:: Information provided
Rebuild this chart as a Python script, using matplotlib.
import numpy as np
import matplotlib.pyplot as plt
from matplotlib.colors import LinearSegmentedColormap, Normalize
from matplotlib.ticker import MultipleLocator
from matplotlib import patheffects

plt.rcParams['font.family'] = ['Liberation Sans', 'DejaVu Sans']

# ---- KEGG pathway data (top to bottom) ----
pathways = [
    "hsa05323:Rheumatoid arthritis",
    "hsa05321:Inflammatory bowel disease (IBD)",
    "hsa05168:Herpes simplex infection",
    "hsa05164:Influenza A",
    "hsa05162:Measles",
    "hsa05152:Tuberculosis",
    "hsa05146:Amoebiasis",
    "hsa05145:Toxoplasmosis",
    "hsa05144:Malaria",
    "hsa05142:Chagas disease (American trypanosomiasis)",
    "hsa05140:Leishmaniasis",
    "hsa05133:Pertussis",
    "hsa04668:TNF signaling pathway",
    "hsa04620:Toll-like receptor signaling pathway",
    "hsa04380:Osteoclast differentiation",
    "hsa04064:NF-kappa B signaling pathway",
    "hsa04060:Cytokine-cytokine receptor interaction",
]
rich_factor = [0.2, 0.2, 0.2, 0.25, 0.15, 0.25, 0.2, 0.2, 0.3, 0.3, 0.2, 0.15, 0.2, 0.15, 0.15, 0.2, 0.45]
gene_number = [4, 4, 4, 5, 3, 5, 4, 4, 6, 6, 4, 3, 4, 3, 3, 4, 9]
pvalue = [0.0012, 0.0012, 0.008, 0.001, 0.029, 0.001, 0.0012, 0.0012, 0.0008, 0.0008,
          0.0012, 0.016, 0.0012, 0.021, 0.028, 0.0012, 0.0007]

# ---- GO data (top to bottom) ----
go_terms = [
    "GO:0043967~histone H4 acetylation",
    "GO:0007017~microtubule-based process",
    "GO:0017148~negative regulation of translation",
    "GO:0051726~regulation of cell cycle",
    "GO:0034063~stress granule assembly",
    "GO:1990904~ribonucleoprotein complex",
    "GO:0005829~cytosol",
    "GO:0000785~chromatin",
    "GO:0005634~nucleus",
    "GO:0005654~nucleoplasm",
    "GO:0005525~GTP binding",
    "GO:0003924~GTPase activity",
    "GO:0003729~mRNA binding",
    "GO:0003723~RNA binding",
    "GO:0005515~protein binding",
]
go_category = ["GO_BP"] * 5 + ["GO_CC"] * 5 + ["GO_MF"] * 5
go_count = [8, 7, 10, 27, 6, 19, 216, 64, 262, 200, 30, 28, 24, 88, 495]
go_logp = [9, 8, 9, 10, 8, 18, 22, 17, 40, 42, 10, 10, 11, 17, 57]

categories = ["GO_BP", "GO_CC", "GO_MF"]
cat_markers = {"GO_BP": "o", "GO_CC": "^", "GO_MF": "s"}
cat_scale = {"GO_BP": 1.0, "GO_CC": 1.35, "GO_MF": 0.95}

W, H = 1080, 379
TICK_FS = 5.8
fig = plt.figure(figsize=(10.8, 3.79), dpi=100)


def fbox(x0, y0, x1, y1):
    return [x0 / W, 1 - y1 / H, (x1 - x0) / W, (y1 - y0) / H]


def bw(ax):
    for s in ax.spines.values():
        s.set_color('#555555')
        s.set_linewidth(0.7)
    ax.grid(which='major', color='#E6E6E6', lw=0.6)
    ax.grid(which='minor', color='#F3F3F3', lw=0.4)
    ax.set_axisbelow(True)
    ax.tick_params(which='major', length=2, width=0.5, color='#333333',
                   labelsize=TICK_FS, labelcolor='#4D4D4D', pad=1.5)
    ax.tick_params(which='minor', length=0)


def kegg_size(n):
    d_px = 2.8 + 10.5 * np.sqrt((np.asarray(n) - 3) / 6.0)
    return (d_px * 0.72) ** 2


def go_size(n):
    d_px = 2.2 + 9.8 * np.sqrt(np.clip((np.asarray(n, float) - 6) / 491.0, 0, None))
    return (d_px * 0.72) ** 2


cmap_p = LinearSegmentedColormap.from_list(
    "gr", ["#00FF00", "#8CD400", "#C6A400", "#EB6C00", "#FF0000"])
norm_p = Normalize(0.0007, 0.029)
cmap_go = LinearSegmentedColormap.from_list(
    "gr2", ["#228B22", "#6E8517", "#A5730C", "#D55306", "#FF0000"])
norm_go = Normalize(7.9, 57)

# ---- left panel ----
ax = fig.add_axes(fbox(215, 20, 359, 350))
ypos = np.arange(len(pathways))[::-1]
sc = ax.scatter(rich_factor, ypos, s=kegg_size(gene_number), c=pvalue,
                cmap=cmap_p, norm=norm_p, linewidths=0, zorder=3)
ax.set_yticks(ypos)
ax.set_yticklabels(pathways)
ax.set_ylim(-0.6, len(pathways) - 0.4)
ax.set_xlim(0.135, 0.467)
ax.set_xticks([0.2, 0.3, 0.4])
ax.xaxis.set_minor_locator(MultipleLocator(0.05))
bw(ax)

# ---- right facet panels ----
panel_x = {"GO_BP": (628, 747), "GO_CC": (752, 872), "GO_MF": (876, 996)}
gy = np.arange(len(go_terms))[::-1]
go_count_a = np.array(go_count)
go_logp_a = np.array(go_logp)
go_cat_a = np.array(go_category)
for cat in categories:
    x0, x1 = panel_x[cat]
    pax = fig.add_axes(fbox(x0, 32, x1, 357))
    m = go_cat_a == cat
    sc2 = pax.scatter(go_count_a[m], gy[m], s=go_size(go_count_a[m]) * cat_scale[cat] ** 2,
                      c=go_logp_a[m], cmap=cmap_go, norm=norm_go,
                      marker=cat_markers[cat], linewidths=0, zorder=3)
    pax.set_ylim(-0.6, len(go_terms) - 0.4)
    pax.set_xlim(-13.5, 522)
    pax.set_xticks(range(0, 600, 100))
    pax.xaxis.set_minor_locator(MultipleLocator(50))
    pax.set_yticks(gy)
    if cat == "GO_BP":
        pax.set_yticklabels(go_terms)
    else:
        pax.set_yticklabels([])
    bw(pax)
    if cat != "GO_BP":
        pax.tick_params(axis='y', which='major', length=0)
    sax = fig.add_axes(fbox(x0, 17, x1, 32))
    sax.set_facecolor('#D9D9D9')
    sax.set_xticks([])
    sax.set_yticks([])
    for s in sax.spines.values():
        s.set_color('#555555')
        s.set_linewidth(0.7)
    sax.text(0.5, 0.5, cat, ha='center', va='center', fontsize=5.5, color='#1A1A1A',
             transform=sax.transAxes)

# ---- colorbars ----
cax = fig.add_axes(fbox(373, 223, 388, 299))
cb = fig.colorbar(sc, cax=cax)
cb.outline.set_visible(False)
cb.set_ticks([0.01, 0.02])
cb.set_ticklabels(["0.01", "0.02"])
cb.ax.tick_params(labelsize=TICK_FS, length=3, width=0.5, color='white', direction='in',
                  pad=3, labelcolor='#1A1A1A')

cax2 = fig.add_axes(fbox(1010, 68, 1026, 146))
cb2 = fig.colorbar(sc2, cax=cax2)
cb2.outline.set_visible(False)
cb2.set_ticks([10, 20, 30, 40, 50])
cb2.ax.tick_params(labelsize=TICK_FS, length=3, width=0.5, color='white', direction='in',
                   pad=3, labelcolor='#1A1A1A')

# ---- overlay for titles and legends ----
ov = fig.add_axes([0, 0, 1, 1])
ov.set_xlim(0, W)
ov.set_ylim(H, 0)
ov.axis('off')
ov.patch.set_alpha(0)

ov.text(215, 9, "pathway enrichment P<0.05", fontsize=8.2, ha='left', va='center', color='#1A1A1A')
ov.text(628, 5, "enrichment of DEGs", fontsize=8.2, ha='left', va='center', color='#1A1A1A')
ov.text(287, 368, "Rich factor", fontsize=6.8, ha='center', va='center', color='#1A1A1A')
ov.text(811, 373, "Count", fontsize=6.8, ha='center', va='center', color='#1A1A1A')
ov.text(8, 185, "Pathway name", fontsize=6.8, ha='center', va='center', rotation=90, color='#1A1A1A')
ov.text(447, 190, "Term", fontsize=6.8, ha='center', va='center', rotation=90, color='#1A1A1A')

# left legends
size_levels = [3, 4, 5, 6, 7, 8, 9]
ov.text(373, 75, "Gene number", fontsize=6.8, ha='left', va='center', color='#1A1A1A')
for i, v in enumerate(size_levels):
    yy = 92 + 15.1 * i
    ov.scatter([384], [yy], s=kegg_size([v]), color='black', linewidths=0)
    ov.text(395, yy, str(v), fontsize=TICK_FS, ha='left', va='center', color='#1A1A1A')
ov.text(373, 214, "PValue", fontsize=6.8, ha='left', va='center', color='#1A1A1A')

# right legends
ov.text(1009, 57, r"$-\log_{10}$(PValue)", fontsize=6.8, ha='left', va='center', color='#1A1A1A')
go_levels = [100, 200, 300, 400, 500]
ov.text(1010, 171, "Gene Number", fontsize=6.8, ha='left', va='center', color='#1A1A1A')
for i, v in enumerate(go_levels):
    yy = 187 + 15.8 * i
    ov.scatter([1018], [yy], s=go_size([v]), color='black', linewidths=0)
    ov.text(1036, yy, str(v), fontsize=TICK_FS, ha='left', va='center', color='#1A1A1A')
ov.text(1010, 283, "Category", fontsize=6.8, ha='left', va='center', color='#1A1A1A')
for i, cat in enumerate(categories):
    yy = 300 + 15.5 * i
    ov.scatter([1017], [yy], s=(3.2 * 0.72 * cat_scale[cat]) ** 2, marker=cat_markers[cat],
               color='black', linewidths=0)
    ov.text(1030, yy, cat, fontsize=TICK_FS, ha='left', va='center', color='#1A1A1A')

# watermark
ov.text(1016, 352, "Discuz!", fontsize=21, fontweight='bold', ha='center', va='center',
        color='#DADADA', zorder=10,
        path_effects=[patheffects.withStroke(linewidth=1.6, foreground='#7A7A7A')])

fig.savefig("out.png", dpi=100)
::::
Each line from the top of the material above through the line with "plt.rcParams['font.family'] = ['Liberation" must be echoed exactly, and no other line.

Answer for this exercise:
Rebuild this chart as a Python script, using matplotlib.
import numpy as np
import matplotlib.pyplot as plt
from matplotlib.colors import LinearSegmentedColormap, Normalize
from matplotlib.ticker import MultipleLocator
from matplotlib import patheffects

plt.rcParams['font.family'] = ['Liberation Sans', 'DejaVu Sans']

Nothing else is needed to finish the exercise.